### Task description
Starting at the line with "Emit a LaTeX" and stopping at the line with "(asa-t) at (537,292)", repeat each line exactly. Include both and omit the rest.
──────── Source records ────────
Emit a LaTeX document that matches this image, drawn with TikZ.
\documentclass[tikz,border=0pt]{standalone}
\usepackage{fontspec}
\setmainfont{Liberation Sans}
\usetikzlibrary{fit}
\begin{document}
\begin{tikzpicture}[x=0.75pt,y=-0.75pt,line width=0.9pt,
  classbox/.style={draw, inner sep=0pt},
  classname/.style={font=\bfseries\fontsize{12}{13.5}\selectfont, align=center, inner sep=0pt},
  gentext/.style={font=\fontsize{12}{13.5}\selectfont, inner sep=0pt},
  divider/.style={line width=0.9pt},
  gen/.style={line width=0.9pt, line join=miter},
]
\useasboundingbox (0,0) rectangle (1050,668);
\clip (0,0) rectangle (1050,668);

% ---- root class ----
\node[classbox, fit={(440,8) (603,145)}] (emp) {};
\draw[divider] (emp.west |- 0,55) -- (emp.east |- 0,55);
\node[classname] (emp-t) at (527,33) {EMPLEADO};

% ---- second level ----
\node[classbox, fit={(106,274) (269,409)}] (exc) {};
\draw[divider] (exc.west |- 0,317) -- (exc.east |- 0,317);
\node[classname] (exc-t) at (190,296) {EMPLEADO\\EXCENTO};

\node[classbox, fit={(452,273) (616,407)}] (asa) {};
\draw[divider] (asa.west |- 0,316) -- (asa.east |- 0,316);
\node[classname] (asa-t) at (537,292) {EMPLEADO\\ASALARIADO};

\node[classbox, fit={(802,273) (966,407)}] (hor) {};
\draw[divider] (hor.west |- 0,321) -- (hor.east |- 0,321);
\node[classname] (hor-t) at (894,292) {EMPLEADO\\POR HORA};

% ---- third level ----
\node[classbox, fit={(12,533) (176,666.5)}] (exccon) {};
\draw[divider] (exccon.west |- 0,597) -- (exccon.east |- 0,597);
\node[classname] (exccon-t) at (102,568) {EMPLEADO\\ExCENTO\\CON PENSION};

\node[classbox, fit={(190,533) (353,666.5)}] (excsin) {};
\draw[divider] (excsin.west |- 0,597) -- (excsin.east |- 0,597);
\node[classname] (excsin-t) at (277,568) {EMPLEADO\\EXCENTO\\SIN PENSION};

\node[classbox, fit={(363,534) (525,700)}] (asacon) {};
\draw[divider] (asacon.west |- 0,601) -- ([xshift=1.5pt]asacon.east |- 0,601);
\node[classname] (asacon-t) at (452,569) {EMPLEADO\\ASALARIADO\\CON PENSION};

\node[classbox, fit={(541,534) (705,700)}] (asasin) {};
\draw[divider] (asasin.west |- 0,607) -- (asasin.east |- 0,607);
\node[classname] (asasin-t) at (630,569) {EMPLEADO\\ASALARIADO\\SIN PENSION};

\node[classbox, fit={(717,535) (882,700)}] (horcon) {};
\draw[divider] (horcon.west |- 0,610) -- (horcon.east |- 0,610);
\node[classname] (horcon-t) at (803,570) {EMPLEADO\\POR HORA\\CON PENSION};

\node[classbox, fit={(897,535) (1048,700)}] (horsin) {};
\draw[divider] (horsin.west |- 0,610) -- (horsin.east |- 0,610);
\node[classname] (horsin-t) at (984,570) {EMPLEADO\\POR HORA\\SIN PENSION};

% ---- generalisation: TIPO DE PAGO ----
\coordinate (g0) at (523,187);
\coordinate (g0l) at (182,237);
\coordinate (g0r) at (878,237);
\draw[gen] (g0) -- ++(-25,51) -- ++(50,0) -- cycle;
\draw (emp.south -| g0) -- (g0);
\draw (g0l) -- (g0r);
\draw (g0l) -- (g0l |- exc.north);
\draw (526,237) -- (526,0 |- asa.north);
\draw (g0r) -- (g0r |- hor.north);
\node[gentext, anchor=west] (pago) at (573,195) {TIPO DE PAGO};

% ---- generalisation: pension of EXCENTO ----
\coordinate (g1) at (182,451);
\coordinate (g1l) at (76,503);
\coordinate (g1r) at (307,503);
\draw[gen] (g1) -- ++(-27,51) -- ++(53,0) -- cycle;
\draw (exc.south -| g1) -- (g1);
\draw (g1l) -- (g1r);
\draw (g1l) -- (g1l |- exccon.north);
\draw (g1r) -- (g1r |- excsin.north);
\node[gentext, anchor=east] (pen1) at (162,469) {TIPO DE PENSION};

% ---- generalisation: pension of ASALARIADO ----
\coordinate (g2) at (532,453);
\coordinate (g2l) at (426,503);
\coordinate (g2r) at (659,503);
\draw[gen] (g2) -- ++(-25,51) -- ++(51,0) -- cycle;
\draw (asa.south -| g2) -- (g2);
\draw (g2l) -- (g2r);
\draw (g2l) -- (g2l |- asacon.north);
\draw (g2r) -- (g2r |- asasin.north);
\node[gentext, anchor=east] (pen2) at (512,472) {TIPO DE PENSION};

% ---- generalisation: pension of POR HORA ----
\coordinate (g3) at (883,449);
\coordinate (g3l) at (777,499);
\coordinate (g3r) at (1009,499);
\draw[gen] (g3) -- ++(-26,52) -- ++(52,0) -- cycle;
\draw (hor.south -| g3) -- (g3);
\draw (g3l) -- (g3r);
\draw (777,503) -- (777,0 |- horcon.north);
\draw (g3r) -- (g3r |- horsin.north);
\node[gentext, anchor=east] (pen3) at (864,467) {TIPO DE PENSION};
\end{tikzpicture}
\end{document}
────────
──────── Source records ────────
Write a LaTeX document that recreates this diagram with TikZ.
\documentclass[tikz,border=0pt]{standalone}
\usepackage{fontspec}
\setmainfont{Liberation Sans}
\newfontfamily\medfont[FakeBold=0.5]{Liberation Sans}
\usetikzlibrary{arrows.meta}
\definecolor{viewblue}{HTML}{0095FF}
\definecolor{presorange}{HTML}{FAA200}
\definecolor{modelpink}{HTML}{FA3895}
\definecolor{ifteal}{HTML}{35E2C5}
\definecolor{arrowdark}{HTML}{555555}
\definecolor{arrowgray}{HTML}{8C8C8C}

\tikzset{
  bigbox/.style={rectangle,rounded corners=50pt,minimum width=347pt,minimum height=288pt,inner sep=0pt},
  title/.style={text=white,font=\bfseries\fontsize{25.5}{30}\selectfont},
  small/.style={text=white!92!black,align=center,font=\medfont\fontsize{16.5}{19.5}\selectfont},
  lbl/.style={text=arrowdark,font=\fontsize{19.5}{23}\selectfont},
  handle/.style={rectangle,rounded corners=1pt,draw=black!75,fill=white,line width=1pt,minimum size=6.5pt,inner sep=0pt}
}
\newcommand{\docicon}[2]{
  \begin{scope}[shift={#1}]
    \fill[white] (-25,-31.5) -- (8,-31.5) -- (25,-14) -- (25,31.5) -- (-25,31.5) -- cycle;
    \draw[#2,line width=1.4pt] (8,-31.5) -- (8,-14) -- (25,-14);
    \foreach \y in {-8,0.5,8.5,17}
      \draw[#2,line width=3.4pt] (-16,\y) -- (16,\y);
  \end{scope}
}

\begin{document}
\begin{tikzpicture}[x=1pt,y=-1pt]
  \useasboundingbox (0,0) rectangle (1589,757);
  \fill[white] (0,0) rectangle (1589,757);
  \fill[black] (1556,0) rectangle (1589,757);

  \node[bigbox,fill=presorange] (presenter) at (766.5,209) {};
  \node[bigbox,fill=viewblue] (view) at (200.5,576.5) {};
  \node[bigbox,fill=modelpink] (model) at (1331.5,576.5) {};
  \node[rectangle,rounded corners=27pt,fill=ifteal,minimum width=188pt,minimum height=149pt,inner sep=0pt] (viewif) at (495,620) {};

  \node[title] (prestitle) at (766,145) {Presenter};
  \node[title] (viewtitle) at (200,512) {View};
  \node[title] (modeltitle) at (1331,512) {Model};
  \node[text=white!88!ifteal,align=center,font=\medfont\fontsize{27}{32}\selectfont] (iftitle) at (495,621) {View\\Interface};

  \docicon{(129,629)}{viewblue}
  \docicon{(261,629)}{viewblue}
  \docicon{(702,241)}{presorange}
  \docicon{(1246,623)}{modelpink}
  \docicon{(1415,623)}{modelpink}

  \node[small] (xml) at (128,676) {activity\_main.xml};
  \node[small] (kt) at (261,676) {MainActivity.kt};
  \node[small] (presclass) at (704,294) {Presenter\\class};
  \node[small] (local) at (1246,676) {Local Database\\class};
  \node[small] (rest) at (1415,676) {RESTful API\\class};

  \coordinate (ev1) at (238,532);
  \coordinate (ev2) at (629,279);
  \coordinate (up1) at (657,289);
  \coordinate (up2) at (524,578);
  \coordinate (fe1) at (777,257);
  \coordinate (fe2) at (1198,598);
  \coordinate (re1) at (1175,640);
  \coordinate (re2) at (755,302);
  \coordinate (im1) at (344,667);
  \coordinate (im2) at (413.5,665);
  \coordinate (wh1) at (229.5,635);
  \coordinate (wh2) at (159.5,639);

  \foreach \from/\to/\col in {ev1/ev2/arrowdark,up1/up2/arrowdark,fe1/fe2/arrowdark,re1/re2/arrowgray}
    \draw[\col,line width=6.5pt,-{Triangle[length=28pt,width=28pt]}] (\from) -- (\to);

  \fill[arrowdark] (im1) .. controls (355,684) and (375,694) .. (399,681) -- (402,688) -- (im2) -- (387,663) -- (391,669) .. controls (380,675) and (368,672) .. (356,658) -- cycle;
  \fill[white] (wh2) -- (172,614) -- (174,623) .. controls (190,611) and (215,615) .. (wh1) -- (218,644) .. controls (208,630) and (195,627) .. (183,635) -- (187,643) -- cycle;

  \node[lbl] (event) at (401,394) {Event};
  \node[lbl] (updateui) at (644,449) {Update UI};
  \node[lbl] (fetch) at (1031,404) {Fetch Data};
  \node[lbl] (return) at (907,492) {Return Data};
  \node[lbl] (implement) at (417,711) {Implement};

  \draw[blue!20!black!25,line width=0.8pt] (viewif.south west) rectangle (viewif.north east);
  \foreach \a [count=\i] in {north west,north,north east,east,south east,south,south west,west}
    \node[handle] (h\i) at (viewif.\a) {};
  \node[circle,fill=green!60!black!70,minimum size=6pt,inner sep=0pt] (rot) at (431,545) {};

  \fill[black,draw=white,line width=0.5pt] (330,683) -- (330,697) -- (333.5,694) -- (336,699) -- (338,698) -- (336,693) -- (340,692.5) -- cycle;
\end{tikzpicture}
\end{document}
────────
### Exercise result
Emit a LaTeX document that matches this image, drawn with TikZ.
\documentclass[tikz,border=0pt]{standalone}
\usepackage{fontspec}
\setmainfont{Liberation Sans}
\usetikzlibrary{fit}
\begin{document}
\begin{tikzpicture}[x=0.75pt,y=-0.75pt,line width=0.9pt,
  classbox/.style={draw, inner sep=0pt},
  classname/.style={font=\bfseries\fontsize{12}{13.5}\selectfont, align=center, inner sep=0pt},
  gentext/.style={font=\fontsize{12}{13.5}\selectfont, inner sep=0pt},
  divider/.style={line width=0.9pt},
  gen/.style={line width=0.9pt, line join=miter},
]
\useasboundingbox (0,0) rectangle (1050,668);
\clip (0,0) rectangle (1050,668);

% ---- root class ----
\node[classbox, fit={(440,8) (603,145)}] (emp) {};
\draw[divider] (emp.west |- 0,55) -- (emp.east |- 0,55);
\node[classname] (emp-t) at (527,33) {EMPLEADO};

% ---- second level ----
\node[classbox, fit={(106,274) (269,409)}] (exc) {};
\draw[divider] (exc.west |- 0,317) -- (exc.east |- 0,317);
\node[classname] (exc-t) at (190,296) {EMPLEADO\\EXCENTO};

\node[classbox, fit={(452,273) (616,407)}] (asa) {};
\draw[divider] (asa.west |- 0,316) -- (asa.east |- 0,316);
\node[classname] (asa-t) at (537,292) {EMPLEADO\\ASALARIADO};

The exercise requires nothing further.